■ **WRITTEN EXERCISE**: Below is some material; set it all down exactly, apart from the pictures.

■ **DATA**:
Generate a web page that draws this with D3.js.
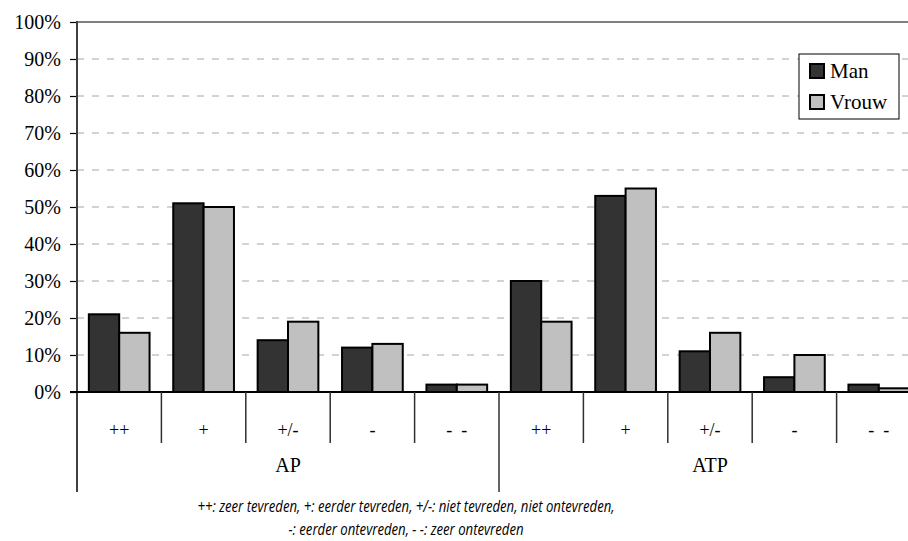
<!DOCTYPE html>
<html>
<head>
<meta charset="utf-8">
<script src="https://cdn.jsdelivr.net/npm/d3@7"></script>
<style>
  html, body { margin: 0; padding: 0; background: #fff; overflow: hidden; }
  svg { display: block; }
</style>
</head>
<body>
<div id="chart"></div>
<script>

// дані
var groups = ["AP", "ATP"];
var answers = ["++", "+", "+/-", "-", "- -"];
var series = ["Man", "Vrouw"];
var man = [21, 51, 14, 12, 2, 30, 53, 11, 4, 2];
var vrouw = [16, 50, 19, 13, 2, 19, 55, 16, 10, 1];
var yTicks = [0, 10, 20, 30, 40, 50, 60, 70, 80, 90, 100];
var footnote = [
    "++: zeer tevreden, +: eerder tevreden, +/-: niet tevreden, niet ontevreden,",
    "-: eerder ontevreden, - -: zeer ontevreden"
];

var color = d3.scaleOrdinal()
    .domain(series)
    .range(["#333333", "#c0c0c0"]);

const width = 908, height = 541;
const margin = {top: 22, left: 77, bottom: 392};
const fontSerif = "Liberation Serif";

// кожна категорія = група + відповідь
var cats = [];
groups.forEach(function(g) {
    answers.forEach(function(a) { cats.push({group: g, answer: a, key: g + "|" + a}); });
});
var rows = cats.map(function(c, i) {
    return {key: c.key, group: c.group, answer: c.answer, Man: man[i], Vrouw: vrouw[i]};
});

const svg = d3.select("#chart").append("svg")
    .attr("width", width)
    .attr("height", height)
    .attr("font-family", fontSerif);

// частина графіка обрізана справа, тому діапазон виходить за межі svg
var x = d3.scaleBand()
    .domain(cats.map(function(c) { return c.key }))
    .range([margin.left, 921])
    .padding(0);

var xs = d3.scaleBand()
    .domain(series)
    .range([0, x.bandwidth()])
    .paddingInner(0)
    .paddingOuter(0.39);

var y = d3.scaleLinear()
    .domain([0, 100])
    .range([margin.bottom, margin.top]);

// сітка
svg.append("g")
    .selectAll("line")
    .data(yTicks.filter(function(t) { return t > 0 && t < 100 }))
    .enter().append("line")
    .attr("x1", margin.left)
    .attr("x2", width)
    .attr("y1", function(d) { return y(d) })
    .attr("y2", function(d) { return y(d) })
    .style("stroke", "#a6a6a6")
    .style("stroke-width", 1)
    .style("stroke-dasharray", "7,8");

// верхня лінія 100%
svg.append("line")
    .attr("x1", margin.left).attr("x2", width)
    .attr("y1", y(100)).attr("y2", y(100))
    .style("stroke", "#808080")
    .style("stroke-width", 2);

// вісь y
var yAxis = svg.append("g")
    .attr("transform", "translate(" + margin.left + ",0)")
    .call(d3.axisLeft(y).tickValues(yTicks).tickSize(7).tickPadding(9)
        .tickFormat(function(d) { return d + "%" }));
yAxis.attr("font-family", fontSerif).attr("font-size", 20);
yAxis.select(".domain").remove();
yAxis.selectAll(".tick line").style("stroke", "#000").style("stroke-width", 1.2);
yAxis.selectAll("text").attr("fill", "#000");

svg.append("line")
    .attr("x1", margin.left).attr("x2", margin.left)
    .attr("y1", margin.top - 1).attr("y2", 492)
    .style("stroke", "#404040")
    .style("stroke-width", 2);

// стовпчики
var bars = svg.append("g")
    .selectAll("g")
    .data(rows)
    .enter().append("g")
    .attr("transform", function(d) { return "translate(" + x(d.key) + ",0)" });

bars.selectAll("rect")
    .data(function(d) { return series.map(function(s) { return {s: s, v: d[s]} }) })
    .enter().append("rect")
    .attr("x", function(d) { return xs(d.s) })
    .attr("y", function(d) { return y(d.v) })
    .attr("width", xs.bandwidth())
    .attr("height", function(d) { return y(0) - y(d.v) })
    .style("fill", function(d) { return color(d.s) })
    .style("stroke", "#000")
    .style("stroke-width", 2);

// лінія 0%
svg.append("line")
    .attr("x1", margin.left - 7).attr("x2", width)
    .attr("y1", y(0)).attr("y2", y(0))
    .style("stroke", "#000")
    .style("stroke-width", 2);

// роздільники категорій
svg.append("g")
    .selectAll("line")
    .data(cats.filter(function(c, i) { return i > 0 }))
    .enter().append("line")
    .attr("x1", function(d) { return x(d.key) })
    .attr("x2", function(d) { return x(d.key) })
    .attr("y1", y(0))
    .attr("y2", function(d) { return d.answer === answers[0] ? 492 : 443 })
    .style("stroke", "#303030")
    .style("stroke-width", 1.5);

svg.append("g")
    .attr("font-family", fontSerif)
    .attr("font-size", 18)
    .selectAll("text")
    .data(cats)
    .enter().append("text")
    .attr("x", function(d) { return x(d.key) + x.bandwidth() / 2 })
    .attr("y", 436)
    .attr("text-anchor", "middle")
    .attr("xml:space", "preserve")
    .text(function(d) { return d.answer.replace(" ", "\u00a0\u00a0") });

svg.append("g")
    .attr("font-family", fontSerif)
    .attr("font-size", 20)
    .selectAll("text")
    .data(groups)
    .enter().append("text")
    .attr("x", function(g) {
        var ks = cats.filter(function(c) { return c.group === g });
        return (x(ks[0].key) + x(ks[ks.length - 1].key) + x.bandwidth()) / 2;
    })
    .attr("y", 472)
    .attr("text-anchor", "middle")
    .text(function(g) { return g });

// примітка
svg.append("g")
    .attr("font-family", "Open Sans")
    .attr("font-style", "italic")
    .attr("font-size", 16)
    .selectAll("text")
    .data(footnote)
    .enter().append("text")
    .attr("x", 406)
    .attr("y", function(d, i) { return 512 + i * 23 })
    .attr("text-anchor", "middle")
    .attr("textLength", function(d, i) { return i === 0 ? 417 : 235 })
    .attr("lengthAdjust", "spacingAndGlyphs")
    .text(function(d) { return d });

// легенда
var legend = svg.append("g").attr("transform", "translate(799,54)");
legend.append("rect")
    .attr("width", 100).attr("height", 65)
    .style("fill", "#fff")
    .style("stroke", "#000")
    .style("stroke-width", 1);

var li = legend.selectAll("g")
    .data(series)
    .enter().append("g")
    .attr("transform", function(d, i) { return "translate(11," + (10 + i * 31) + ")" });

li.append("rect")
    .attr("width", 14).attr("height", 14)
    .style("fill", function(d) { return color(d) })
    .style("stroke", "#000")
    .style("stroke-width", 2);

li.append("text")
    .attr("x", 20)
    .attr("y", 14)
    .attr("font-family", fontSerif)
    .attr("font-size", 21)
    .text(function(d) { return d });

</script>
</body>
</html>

■ **OUTPUT FOR THIS EXERCISE**:
Generate a web page that draws this with D3.js.
<!DOCTYPE html>
<html>
<head>
<meta charset="utf-8">
<script src="https://cdn.jsdelivr.net/npm/d3@7"></script>
<style>
  html, body { margin: 0; padding: 0; background: #fff; overflow: hidden; }
  svg { display: block; }
</style>
</head>
<body>
<div id="chart"></div>
<script>

// дані
var groups = ["AP", "ATP"];
var answers = ["++", "+", "+/-", "-", "- -"];
var series = ["Man", "Vrouw"];
var man = [21, 51, 14, 12, 2, 30, 53, 11, 4, 2];
var vrouw = [16, 50, 19, 13, 2, 19, 55, 16, 10, 1];
var yTicks = [0, 10, 20, 30, 40, 50, 60, 70, 80, 90, 100];
var footnote = [
    "++: zeer tevreden, +: eerder tevreden, +/-: niet tevreden, niet ontevreden,",
    "-: eerder ontevreden, - -: zeer ontevreden"
];

var color = d3.scaleOrdinal()
    .domain(series)
    .range(["#333333", "#c0c0c0"]);

const width = 908, height = 541;
const margin = {top: 22, left: 77, bottom: 392};
const fontSerif = "Liberation Serif";

// кожна категорія = група + відповідь
var cats = [];
groups.forEach(function(g) {
    answers.forEach(function(a) { cats.push({group: g, answer: a, key: g + "|" + a}); });
});
var rows = cats.map(function(c, i) {
    return {key: c.key, group: c.group, answer: c.answer, Man: man[i], Vrouw: vrouw[i]};
});

const svg = d3.select("#chart").append("svg")
    .attr("width", width)
    .attr("height", height)
    .attr("font-family", fontSerif);

// частина графіка обрізана справа, тому діапазон виходить за межі svg
var x = d3.scaleBand()
    .domain(cats.map(function(c) { return c.key }))
    .range([margin.left, 921])
    .padding(0);

var xs = d3.scaleBand()
    .domain(series)
    .range([0, x.bandwidth()])
    .paddingInner(0)
    .paddingOuter(0.39);

var y = d3.scaleLinear()
    .domain([0, 100])
    .range([margin.bottom, margin.top]);

// сітка
svg.append("g")
    .selectAll("line")
    .data(yTicks.filter(function(t) { return t > 0 && t < 100 }))
    .enter().append("line")
    .attr("x1", margin.left)
    .attr("x2", width)
    .attr("y1", function(d) { return y(d) })
    .attr("y2", function(d) { return y(d) })
    .style("stroke", "#a6a6a6")
    .style("stroke-width", 1)
    .style("stroke-dasharray", "7,8");

// верхня лінія 100%
svg.append("line")
    .attr("x1", margin.left).attr("x2", width)
    .attr("y1", y(100)).attr("y2", y(100))
    .style("stroke", "#808080")
    .style("stroke-width", 2);

// вісь y
var yAxis = svg.append("g")
    .attr("transform", "translate(" + margin.left + ",0)")
    .call(d3.axisLeft(y).tickValues(yTicks).tickSize(7).tickPadding(9)
        .tickFormat(function(d) { return d + "%" }));
yAxis.attr("font-family", fontSerif).attr("font-size", 20);
yAxis.select(".domain").remove();
yAxis.selectAll(".tick line").style("stroke", "#000").style("stroke-width", 1.2);
yAxis.selectAll("text").attr("fill", "#000");

svg.append("line")
    .attr("x1", margin.left).attr("x2", margin.left)
    .attr("y1", margin.top - 1).attr("y2", 492)
    .style("stroke", "#404040")
    .style("stroke-width", 2);

// стовпчики
var bars = svg.append("g")
    .selectAll("g")
    .data(rows)
    .enter().append("g")
    .attr("transform", function(d) { return "translate(" + x(d.key) + ",0)" });

bars.selectAll("rect")
    .data(function(d) { return series.map(function(s) { return {s: s, v: d[s]} }) })
    .enter().append("rect")
    .attr("x", function(d) { return xs(d.s) })
    .attr("y", function(d) { return y(d.v) })
    .attr("width", xs.bandwidth())
    .attr("height", function(d) { return y(0) - y(d.v) })
    .style("fill", function(d) { return color(d.s) })
    .style("stroke", "#000")
    .style("stroke-width", 2);

// лінія 0%
svg.append("line")
    .attr("x1", margin.left - 7).attr("x2", width)
    .attr("y1", y(0)).attr("y2", y(0))
    .style("stroke", "#000")
    .style("stroke-width", 2);

// роздільники категорій
svg.append("g")
    .selectAll("line")
    .data(cats.filter(function(c, i) { return i > 0 }))
    .enter().append("line")
    .attr("x1", function(d) { return x(d.key) })
    .attr("x2", function(d) { return x(d.key) })
    .attr("y1", y(0))
    .attr("y2", function(d) { return d.answer === answers[0] ? 492 : 443 })
    .style("stroke", "#303030")
    .style("stroke-width", 1.5);

svg.append("g")
    .attr("font-family", fontSerif)
    .attr("font-size", 18)
    .selectAll("text")
    .data(cats)
    .enter().append("text")
    .attr("x", function(d) { return x(d.key) + x.bandwidth() / 2 })
    .attr("y", 436)
    .attr("text-anchor", "middle")
    .attr("xml:space", "preserve")
    .text(function(d) { return d.answer.replace(" ", "\u00a0\u00a0") });

svg.append("g")
    .attr("font-family", fontSerif)
    .attr("font-size", 20)
    .selectAll("text")
    .data(groups)
    .enter().append("text")
    .attr("x", function(g) {
        var ks = cats.filter(function(c) { return c.group === g });
        return (x(ks[0].key) + x(ks[ks.length - 1].key) + x.bandwidth()) / 2;
    })
    .attr("y", 472)
    .attr("text-anchor", "middle")
    .text(function(g) { return g });

// примітка
svg.append("g")
    .attr("font-family", "Open Sans")
    .attr("font-style", "italic")
    .attr("font-size", 16)
    .selectAll("text")
    .data(footnote)
    .enter().append("text")
    .attr("x", 406)
    .attr("y", function(d, i) { return 512 + i * 23 })
    .attr("text-anchor", "middle")
    .attr("textLength", function(d, i) { return i === 0 ? 417 : 235 })
    .attr("lengthAdjust", "spacingAndGlyphs")
    .text(function(d) { return d });

// легенда
var legend = svg.append("g").attr("transform", "translate(799,54)");
legend.append("rect")
    .attr("width", 100).attr("height", 65)
    .style("fill", "#fff")
    .style("stroke", "#000")
    .style("stroke-width", 1);

var li = legend.selectAll("g")
    .data(series)
    .enter().append("g")
    .attr("transform", function(d, i) { return "translate(11," + (10 + i * 31) + ")" });

li.append("rect")
    .attr("width", 14).attr("height", 14)
    .style("fill", function(d) { return color(d) })
    .style("stroke", "#000")
    .style("stroke-width", 2);

li.append("text")
    .attr("x", 20)
    .attr("y", 14)
    .attr("font-family", fontSerif)
    .attr("font-size", 21)
    .text(function(d) { return d });

</script>
</body>
</html>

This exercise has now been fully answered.